Ничего себе заявочка! Останется писателем прошлого века! Да останется десяток фамилий, не больше; остальные сгинут, как засохшая трава. Вот фокус — уже старый мерин, а никак не избавится от тщеславия. И потом, «больше писать ничего не буду» — можно подумать, писал (за все последние годы только и сделал пьесу для кукольного театра, да и ту с Тарловским, при этом заявил соавтору: «Теперь утру нос Сергееву», что прозвучало каким-то жалким самоутверждением). Кстати, взрослые стихи он собирается издать за свой счет; этих стихов у него с полсотни; кое-что мне читал — неважнецкое (ведь теперь у меня к нему такие же требования, какие были у него ко мне тридцать-сорок лет назад).
И все же, хочется верить, что Мазнин, гад такой, взбрыкнется и что-нибудь напишет — ну, если не стихи, то современную историю России (не зря же столько лет собирал материал) или воспоминания о встречах с замечательными людьми, — и этой прозой утрет нос многим прозаикам. Кто знает, может втайне и пишет.
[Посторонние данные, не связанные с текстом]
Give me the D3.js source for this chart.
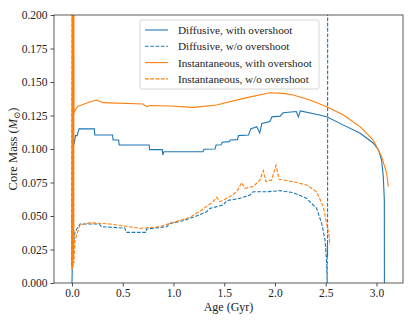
<!DOCTYPE html>
<html>
<head>
<meta charset="utf-8">
<script src="https://cdn.jsdelivr.net/npm/d3@7"></script>
<style>
  body { margin: 0; background: #fff; }
  svg text { font-family: 'Liberation Serif', 'DejaVu Serif', serif; fill: #222; }
</style>
</head>
<body>
<svg id="chart" width="415" height="323"></svg>
<script>
// age (Gyr), core mass (Msun)
var diffOv = [
  [0.000, 0.000], [0.003, 0.012], [0.010, 0.25], [0.016, 0.103], [0.022, 0.104],
  [0.035, 0.110], [0.050, 0.110], [0.070, 0.115], [0.220, 0.115], [0.225, 0.1105],
  [0.400, 0.1105], [0.405, 0.1067], [0.460, 0.1067], [0.465, 0.103], [0.760, 0.103],
  [0.765, 0.0995], [0.890, 0.0995], [0.895, 0.0955], [0.905, 0.098], [1.290, 0.098],
  [1.300, 0.0998], [1.410, 0.1000], [1.420, 0.103], [1.470, 0.1032], [1.480, 0.1050],
  [1.550, 0.1055], [1.560, 0.1067], [1.630, 0.1070], [1.640, 0.1100], [1.740, 0.1105],
  [1.760, 0.1150], [1.820, 0.1166], [1.850, 0.1120], [1.870, 0.1190], [1.950, 0.1205],
  [1.970, 0.1240], [2.050, 0.1245], [2.080, 0.1270], [2.210, 0.1280], [2.230, 0.1240],
  [2.250, 0.1284], [2.440, 0.1254], [2.510, 0.1240], [2.670, 0.1180], [2.840, 0.1117],
  [2.970, 0.1043], [3.020, 0.0993], [3.050, 0.0918], [3.067, 0.0790], [3.077, 0.0620],
  [3.078, 0.000]
];
var diffNoOv = [
  [-0.002, 0.013], [0.004, 0.25], [0.010, 0.020], [0.015, 0.030], [0.030, 0.038],
  [0.060, 0.042], [0.080, 0.044], [0.270, 0.044], [0.290, 0.042], [0.520, 0.041],
  [0.535, 0.0378], [0.730, 0.0378], [0.736, 0.0403], [0.933, 0.042], [0.966, 0.0445],
  [1.097, 0.0465], [1.212, 0.0495], [1.327, 0.0532], [1.360, 0.0557], [1.490, 0.0582],
  [1.524, 0.0614], [1.655, 0.0632], [1.754, 0.0657], [1.786, 0.0681], [1.918, 0.0681],
  [2.050, 0.0689], [2.180, 0.0674], [2.310, 0.0632], [2.410, 0.0557], [2.460, 0.0445],
  [2.493, 0.032], [2.509, 0.0147], [2.514, 0.000], [2.516, 0.030], [2.518, 0.020],
  [2.519, 0.30]
];
var instOv = [
  [0.000, 0.010], [0.002, 0.30], [0.004, 0.012], [0.006, 0.30], [0.008, 0.015],
  [0.010, 0.30], [0.012, 0.020], [0.014, 0.30], [0.016, 0.030], [0.018, 0.28],
  [0.020, 0.1266], [0.030, 0.129], [0.060, 0.132], [0.096, 0.1328], [0.177, 0.1353],
  [0.243, 0.1366], [0.308, 0.1346], [0.700, 0.1336], [0.736, 0.1316], [0.770, 0.1325],
  [0.966, 0.1321], [1.195, 0.1311], [1.425, 0.1328], [1.688, 0.1378], [1.950, 0.1420],
  [2.080, 0.1415], [2.180, 0.1403], [2.345, 0.1366], [2.510, 0.1316], [2.673, 0.1254],
  [2.837, 0.1167], [2.968, 0.1067], [3.051, 0.0943], [3.100, 0.0819], [3.116, 0.0719]
];
var instNoOv = [
  [0.003, 0.010], [0.007, 0.26], [0.011, 0.012], [0.015, 0.22], [0.019, 0.015],
  [0.030, 0.032], [0.079, 0.0433], [0.177, 0.045], [0.374, 0.044], [0.670, 0.0408],
  [0.867, 0.042], [0.966, 0.0445], [1.163, 0.049], [1.278, 0.0545], [1.392, 0.0607],
  [1.426, 0.064], [1.458, 0.0607], [1.557, 0.0645], [1.623, 0.0681], [1.672, 0.0749],
  [1.704, 0.0706], [1.786, 0.072], [1.852, 0.0769], [1.885, 0.0838], [1.911, 0.0756],
  [1.967, 0.0769], [2.010, 0.0878], [2.042, 0.0774], [2.180, 0.0756], [2.312, 0.0731],
  [2.410, 0.0681], [2.476, 0.0569], [2.515, 0.042], [2.535, 0.0346], [2.540, 0.0284]
];

var seriesLabels = ["Diffusive, with overshoot", "Diffusive, w/o overshoot",
                    "Instantaneous, with overshoot", "Instantaneous, w/o overshoot"];
var xTicks = [0.0, 0.5, 1.0, 1.5, 2.0, 2.5, 3.0];
var yTicks = [0.000, 0.025, 0.050, 0.075, 0.100, 0.125, 0.150, 0.175, 0.200];

var FONT = "'Liberation Serif', 'DejaVu Serif', serif";
var blue = "#1f77b4", orange = "#ff7f0e";
var series = [
  { data: diffOv,   color: blue,   dash: null },
  { data: diffNoOv, color: blue,   dash: "3.7,1.6" },
  { data: instOv,   color: orange, dash: null },
  { data: instNoOv, color: orange, dash: "3.7,1.6" }
];

var L = 54, R = 403, T = 15, B = 283;
var svg = d3.select("#chart");

var x = d3.scaleLinear().domain([-0.177, 3.261]).range([L, R]);
var y = d3.scaleLinear().domain([0, 0.2]).range([B, T]);

svg.append("defs").append("clipPath").attr("id", "clip")
  .append("rect").attr("x", L).attr("y", T).attr("width", R - L).attr("height", B - T);

var line = d3.line().x(function(d){ return x(d[0]); }).y(function(d){ return y(d[1]); });

var plot = svg.append("g").attr("clip-path", "url(#clip)");
series.forEach(function(s){
  plot.append("path")
    .datum(s.data)
    .attr("d", line)
    .attr("fill", "none")
    .attr("stroke", s.color)
    .attr("stroke-width", 1.1)
    .attr("stroke-dasharray", s.dash);
});

// axes
var xAxis = svg.append("g").attr("transform", "translate(0," + B + ")")
  .call(d3.axisBottom(x).tickValues(xTicks).tickFormat(d3.format(".1f")).tickSizeOuter(0).tickSize(3.5));
var yAxis = svg.append("g").attr("transform", "translate(" + L + ",0)")
  .call(d3.axisLeft(y).tickValues(yTicks).tickFormat(d3.format(".3f")).tickSizeOuter(0).tickSize(3.5));
[xAxis, yAxis].forEach(function(a){
  a.attr("font-family", FONT);
  a.select(".domain").remove();
  a.selectAll("line").attr("stroke", "#222").attr("stroke-width", 0.8);
  a.selectAll("text").attr("font-size", 11.5).attr("font-family", FONT).attr("fill", "#222");
});
xAxis.selectAll("text").attr("y", 5.5);

svg.append("rect").attr("x", L).attr("y", T).attr("width", R - L).attr("height", B - T)
  .attr("fill", "none").attr("stroke", "#333").attr("stroke-width", 0.8);

// axis labels
svg.append("text").attr("x", (L + R) / 2).attr("y", 311).attr("text-anchor", "middle")
  .attr("font-family", FONT).attr("font-size", 12).text("Age (Gyr)");
var yl = svg.append("text").attr("transform", "translate(17," + ((T + B) / 2) + ") rotate(-90)")
  .attr("text-anchor", "middle").attr("font-family", FONT).attr("font-size", 12.5);
yl.append("tspan").text("Core Mass (");
yl.append("tspan").attr("font-style", "italic").text("M");
yl.append("tspan").attr("font-size", 8.5).attr("dy", 3).text("\u2299");
yl.append("tspan").attr("dy", -3).text(")");

// legend
var lg = svg.append("g").attr("transform", "translate(140,20)").attr("font-family", FONT);
lg.append("rect").attr("width", 179).attr("height", 69).attr("rx", 2)
  .attr("fill", "#fff").attr("fill-opacity", 0.8).attr("stroke", "#ccc").attr("stroke-width", 0.8);
seriesLabels.forEach(function(lab, i){
  var yy = 10 + i * 16.3;
  lg.append("line").attr("x1", 5).attr("x2", 28).attr("y1", yy).attr("y2", yy)
    .attr("stroke", series[i].color).attr("stroke-width", 1.1)
    .attr("stroke-dasharray", series[i].dash);
  lg.append("text").attr("x", 38).attr("y", yy).attr("dy", "0.35em")
    .attr("font-family", FONT).attr("font-size", 11.2).text(lab);
});
</script>
</body>
</html>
Конечно, и теперь наши редкие встречи с Мазниным проходят за насыщенными разговорами, но, хоть лопни, меня гложет ностальгия по семидесятым-восьмидесятым годам, когда он был нашим идейным вдохновителем, когда он, неугомонный, бурлил и от него раскалялся воздух, когда казалось — уж он-то точно может осчастливить весь мир. Помнится, тогда, ради встречи с ним, я забрасывал самое романтическое свидание. Собственно, я и сейчас выбегаю из дома по первому его звонку, а вот от него, черта, частенько слышу:
— Давай на следующей неделе, дела, да и плохо себя чувствую…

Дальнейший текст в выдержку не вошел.